Matsuev effortlessly tackled great fistfuls of diabolical figures, up and down the keyboard. It was like watching an athlete soar through a marathon, as he reached summit after summit with thrilling bursts of power.
The slow movement, opening with a gorgeous violin solo (Timothy Lees), was the gem of this concerto. The trio, which included cellist Eric Kim, gave it the full romantic treatment, with big vibratos in the strings and an elegant, sonorous touch in the piano. Järvi swept up the strings in the orchestra for a breathtaking collaboration.
The pianist exploded onto the sparkling finale with astonishing virtuosity, his hands a blur, head thrown back.
Witnessing Järvi lead Mahler has been one of the joys of his tenure here. Mahler’s Symphony No. 1, like the later symphonies, is filled with military fanfares, hunting horns, nature sounds, funeral marches and other sounds of Mahler’s Austrian upbringing.
The sustained opening, with its offstage trumpets and birdcalls in the winds, had an atmosphere of veiled mystery. Bursting onto the first movement, Järvi propelled tempos and illuminated inner voices, creating a vivid and sunny tapestry. His view was fresh and galvanizing, and he spent little time lingering over its nostalgic tunes.
The inner movements were rich with character. The second movement, a rustic “ländler,” was more earthy than usual. Järvi brought out the touches of irony in the funeral march, leading seamlessly into the klezmer-like “Jewish wedding music.”
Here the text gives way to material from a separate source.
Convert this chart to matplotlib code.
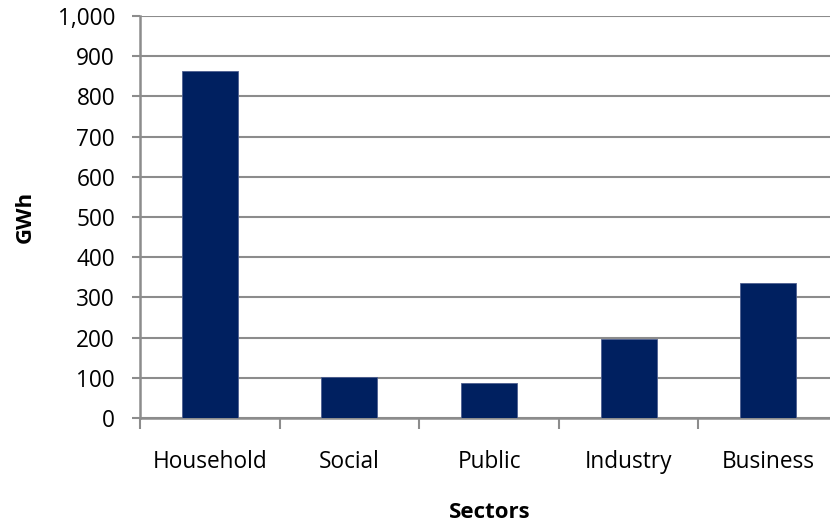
import matplotlib
matplotlib.use("Agg")
import matplotlib.pyplot as plt
from matplotlib.ticker import FuncFormatter, FixedLocator, NullFormatter

sectors = ["Household", "Social", "Public", "Industry", "Business"]
gwh = [863, 102, 87, 197, 336]
y_ticks = [0, 100, 200, 300, 400, 500, 600, 700, 800, 900, 1000]

plt.rcParams["font.family"] = ["Open Sans", "DejaVu Sans"]

W, H = 830, 526
fig = plt.figure(figsize=(W / 100, H / 100), dpi=100)
left, right, top, bottom = 140, 838, 16, 418
ax = fig.add_axes([left / W, 1 - bottom / H, (right - left) / W, (bottom - top) / H])

grey = "#8c8c8c"
x = list(range(len(sectors)))
ax.bar(x, gwh, width=0.4, color="#002060", edgecolor="#4d5e8f", linewidth=0.6, zorder=3)

ax.set_xlim(-0.5, len(sectors) - 0.5)
ax.set_ylim(0, 1000)
ax.set_yticks(y_ticks)
ax.yaxis.set_major_formatter(FuncFormatter(lambda v, p: f"{int(v):,}"))
ax.grid(axis="y", color=grey, linewidth=1.5, zorder=0)

ax.set_xticks(x)
ax.set_xticklabels(sectors)
ax.tick_params(axis="x", which="major", length=0, pad=23, labelsize=16.3)
ax.xaxis.set_minor_locator(FixedLocator([i - 0.5 for i in range(len(sectors) + 1)]))
ax.xaxis.set_minor_formatter(NullFormatter())
ax.tick_params(axis="x", which="minor", length=8, width=1.5, color=grey, direction="out")
ax.tick_params(axis="y", length=6, width=1.5, color=grey, labelsize=16.3, pad=12)

for s in ["top", "right"]:
    ax.spines[s].set_visible(False)
for s in ["left", "bottom"]:
    ax.spines[s].set_color(grey)
    ax.spines[s].set_linewidth(1.8)

ax.set_ylabel("GWh", fontsize=16, fontweight="bold", labelpad=16)
fig.text(490 / W, 1 - 512 / H, "Sectors", fontsize=16, fontweight="bold", ha="center", va="center")

fig.savefig("out.png", dpi=100)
Järvi attacked the finale with searing power, bringing out its contrasts in drama and beauty. Its harrowing quality and relentless momentum looked ahead to later Mahler. The orchestra responded with high-powered playing in the brass and brilliant winds and the strings played on the edges of their seats. The eight horns stood for the final surge, in a glorious summation.
Järvi, a champion of fellow-Estonian Tüür, opened with Tüür’s “The Path and the Traces,” the composer’s homage to composer Arvo Pärt. Scored for strings (with the second violins facing the first violins), the engaging piece began with an ethereal drone in the cellos, played against wispy, high glissandos in the violins. Its hallmarks were close harmonies, slow-moving chords and a cool, spare atmosphere.